Hub and Spokes: The Spokes.

Now, I’ve talked a lot about the hub. Let’s talk about the spokes for just a minute. And I’m not going to go too deep on this because spokes are probably where we see the widest difference among big companies and small ones, and among B2B and B2C. The channels that you use for marketing and sale play widely divergent roles, depending on your company, your customers, your industry, the size of your business, your focus.
Some companies live and die on Instagram or LinkedIn or TikTok or Etsy. And some companies never use any of these, or they’ll use one and never touch any of the rest. There’s just tons of diversity here.

Diversify channel partners Despite that diversity, there is something everybody can do, and that is to diversify your channel partners, at least to some degree.

And again, look at the Twitter and Facebook messes. You know the line, you know the old line, “Don’t build your brand on rented land.” I’d update that to “Don’t build your brand on a single piece of rented land.” The greater you diversify the landlords with a say in your business, the lower risk to your business from any one of them.

Now, when I talk about diversifying these channels, it might sound like I’m suggesting losing focus or losing consistency. But here’s why that’s not the case. I would recommend that you pick just one or two additional marketing or sales channels that you can manage going forward with focus and consistency. If you can only do that with one, then only do it with one.

If you’re a larger company, maybe you can do two. Maybe you can do three. But it’s only those that you can do with focus and consistency that you want to test.

And that’s really the key. Test something new, see how it works for you, for your business. You can then double down on those that work. Sure, bigger companies can probably do more than one or two, but the point is all about which ones you can use with focus and consistency.

There’s lots of other things you can do with Spokes, but again, those are going to vary widely. So think more about “are we diversifying the rented land we’re using to build our brand so that we’re not dependent on a single landlord?” The better a job you do there, the better a position you’ll be in in 2023, and frankly, beyond.

Product and Messaging

One last thing I want to say about Core is think about your product and messaging. Is your product clearly defined? Even if it’s a service, is it clearly defined, especially if it’s a service, is it clearly defined? Do your customers understand what you offer and the value it provides them? I made a huge mistake when I first started consulting.

People used to ask me, “What can you do for me?” And I’d answer, “Oh, all kinds of things.” Well, the thing is, nobody can buy “all kinds of things,” right? That’s not a product, that’s not a service, that’s not an offering.
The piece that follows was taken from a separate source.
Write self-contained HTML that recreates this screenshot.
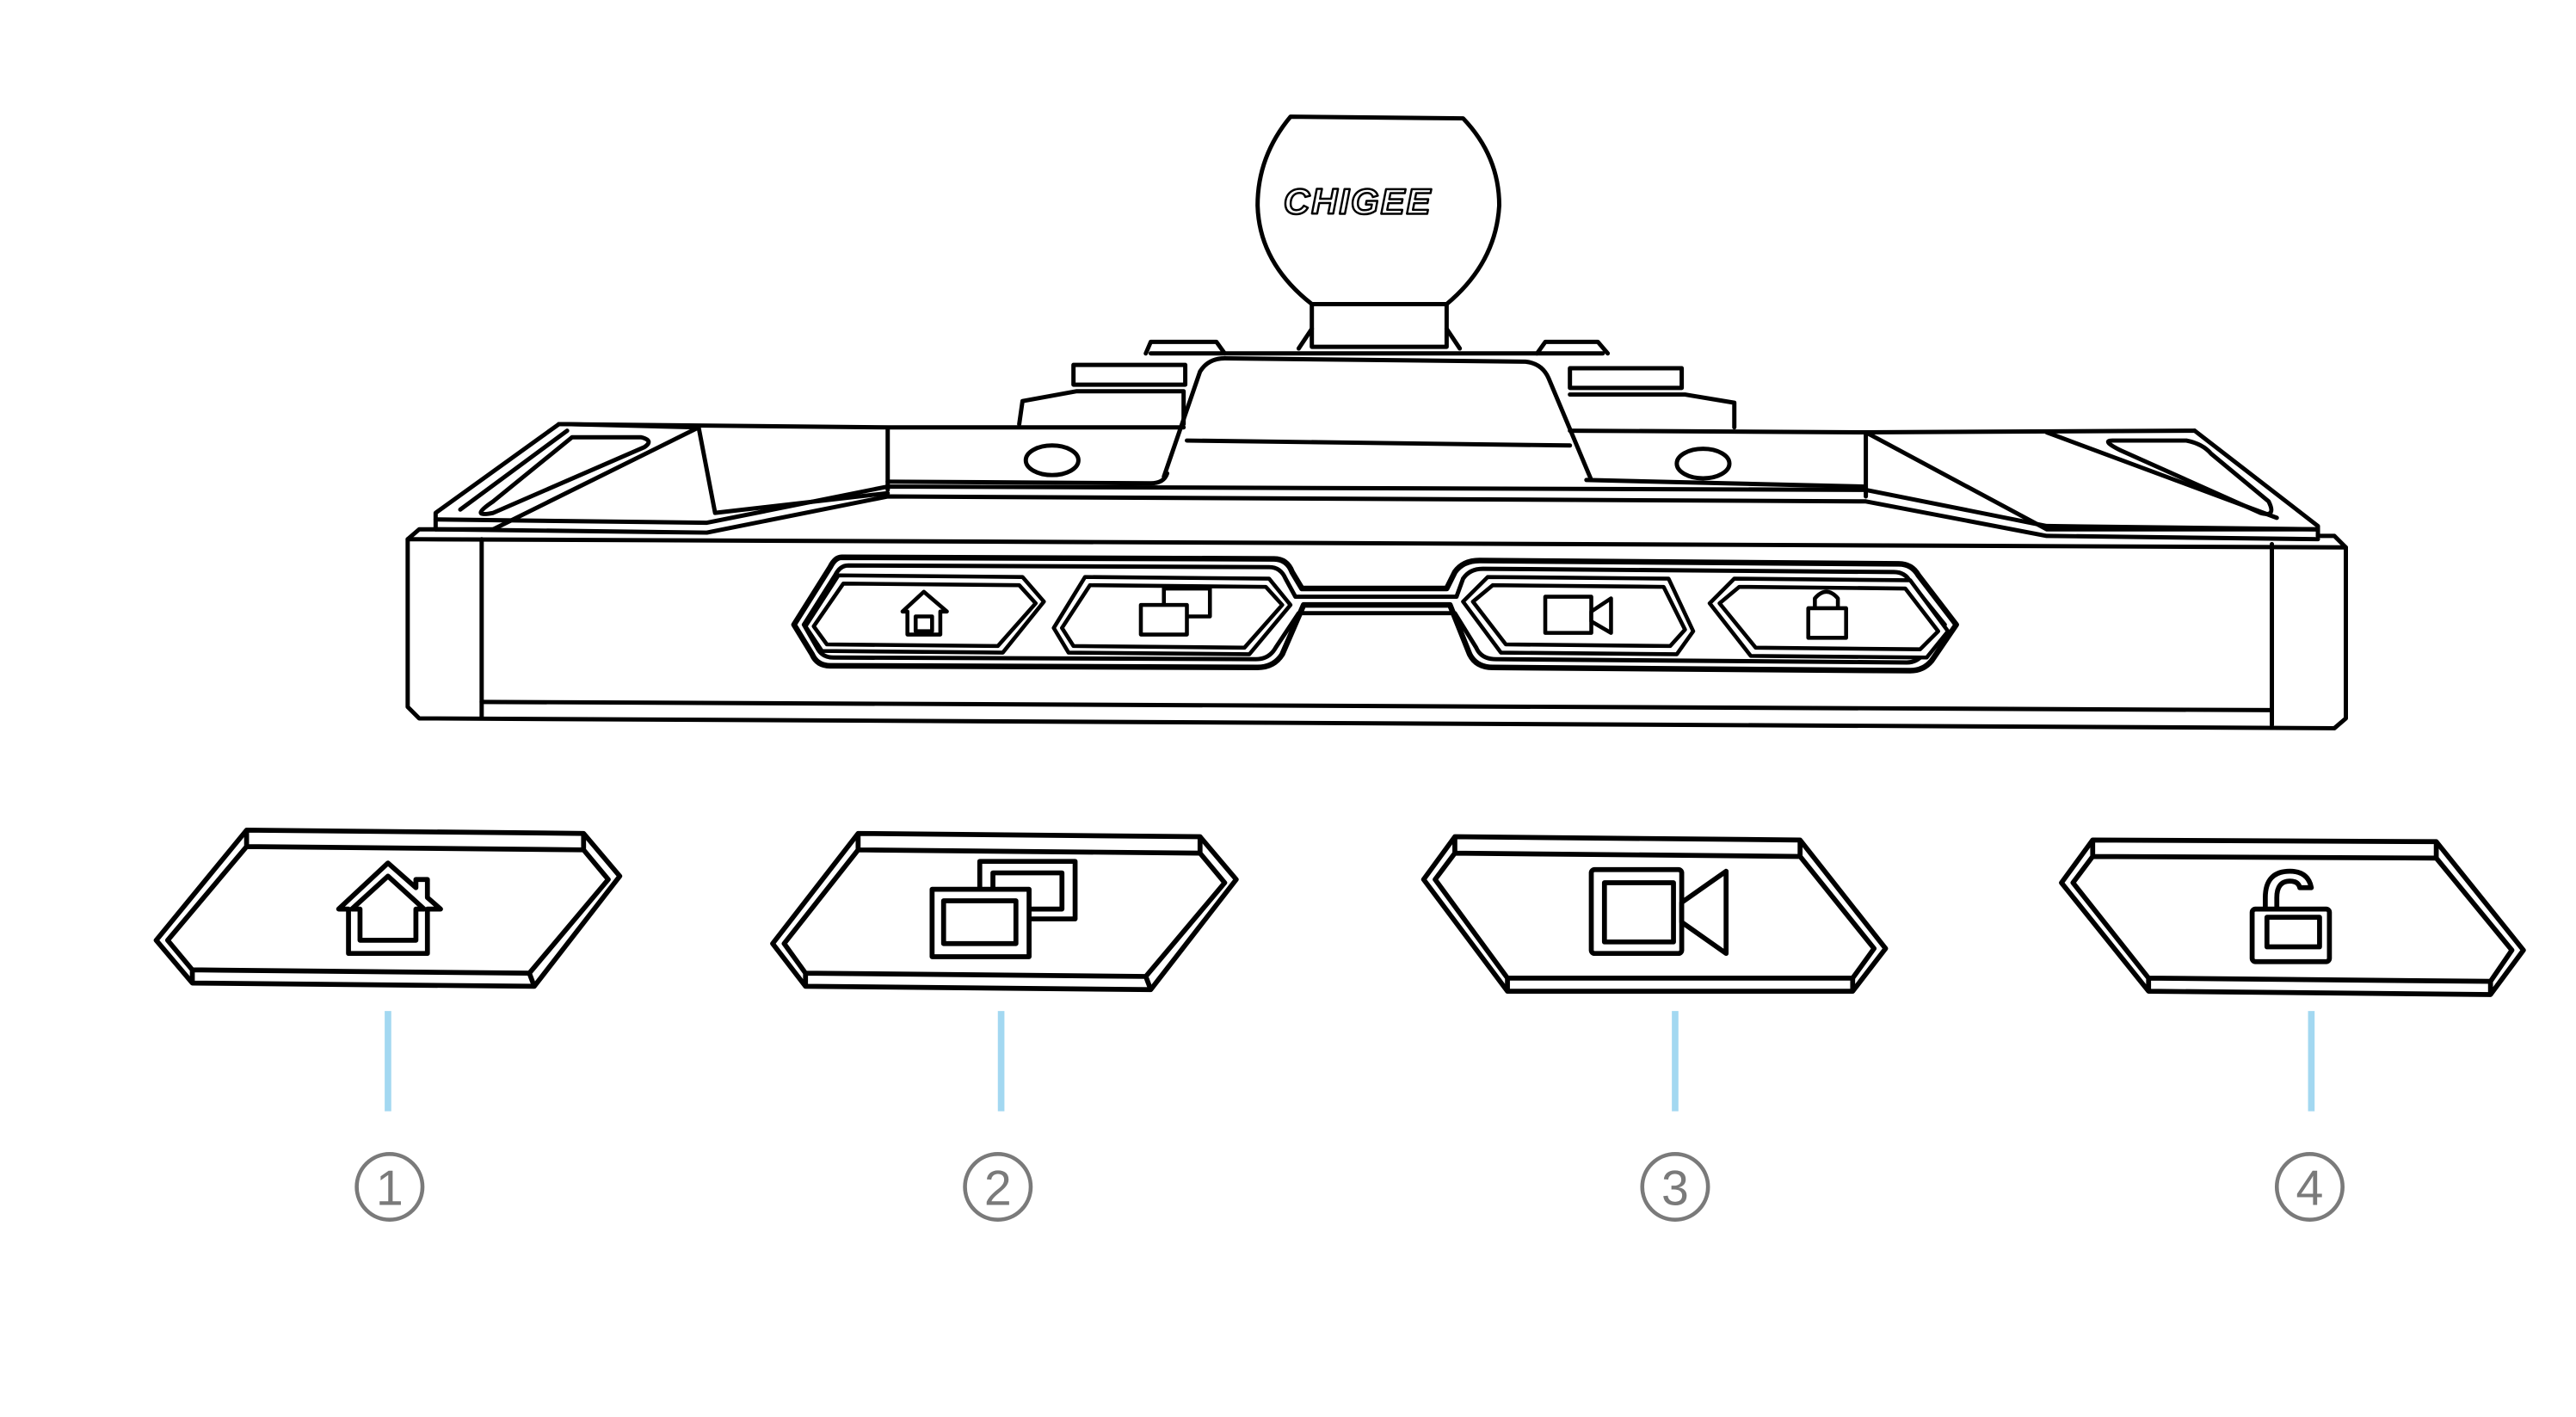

That’s this amorphous mass. That’s not something that people can get their head around or their hands around.

They need a clear understanding of the value that your product or service offers. If you think of a customer in a supermarket, they can pick up a box off the shelf and they can read the ingredients. They can examine it from all sides. They can look inside. They can feel it. They can touch it. Sometimes they can even smell it. It’s tactile, it’s physical, it’s real. And particularly in digital, you want to make your products and services as tactile, as physical, as real as you can. You have to do the same with your offer. Put your benefits in “a box that customers can pick up,” at least metaphorically, so that they can have a better understanding of what it is that you do and the value that they receive if they choose you.

I did this. I eventually developed a handful of products, a digital marketing assessment that clearly laid out the benefits of companies’ digital marketing. A digital transformation framework that I could walk companies through to improve their digital transformation journey. A digital marketing agency vendor selection framework. A web development vendor selection framework.

People said, “Oh, I get that. I know what I’m buying and I understand the benefit that I receive.” They can pick up those boxes, feel them, touch them, see what’s. And remember those landing pages I referenced a minute ago? If you don’t put your benefits “in a box that customers can pick up,” whether metaphorically or real, your landing pages simply won’t work.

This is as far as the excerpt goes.